Awakened by a gorilla?

I woke one morning to find an 800-pound gorilla stomping on my chest. That's what it felt like. Turned out to be a mycoplasmal pneumonia that put me out of service for close to four months. Relief veterinarians kept my practice open, but there was not enough left over, after paying them, to feed even one of my three kids. The bank came to the rescue like the Lone Ranger and by the time I got through paying for that quick loan, I knew why the Lone Ranger wore a mask.

My accountant always sent me a quarterly profit and loss statement. I studied those numbers, but didn't get much use out of them. After staring at them for a long time they looked like specks of fly excrement, and I couldn't tell whether the flies were coming or going.

I needed to put the flies into a holding pattern so they could land somewhere where they could make sense for me and my economic survival.

Then, miracle of miracles, I discovered graph paper and got rid of the fly paper. I went to work translating numbers into concepts and trends that I could use. I graphed dollars against time and soon I began to make dollars and sense from my efforts.

It's not gross

The first thing I realized is that gross revenue is the worst indicator of practice health. Twenty years later, I consulted for a five-doctor practice with $750,000 in gross revenues and $770,000 in practice expenses. Within one year, they were grossing $1.3 million with a 25 percent net. Another year saw $1.7 million with a 38 percent net.

Average transaction profit is the leading economic indicator for any practice today!

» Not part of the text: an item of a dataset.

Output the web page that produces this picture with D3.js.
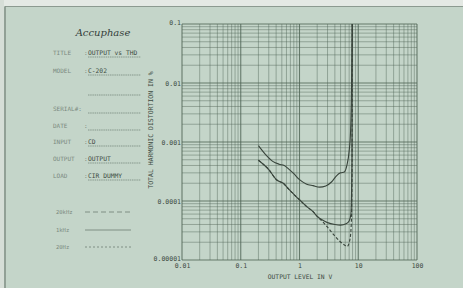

If I want to travel three miles, I would have to take 5,280 steps at my normal three-foot pace. That makes sense does it not? If I can expect 5,000 transactions this year, based on the history of the last few years, and I want to take home $150,000, then I need an average transaction profit of $30 each. Doesn't that make sense too?

Tools to help

Here's a little tool to help you calculate your average transaction profit from a profit and loss statement. I caution you that some may get violently ill after performing this calculation. You are forewarned that you may be working for peanuts.

Graph your average transaction profit each month. It should be no less than 105 percent of your office visit fee and well-run practices should have an average transaction profit of 120 percent of their office visit fee. If its less than your office visit fee, you are in a deep heap of trouble!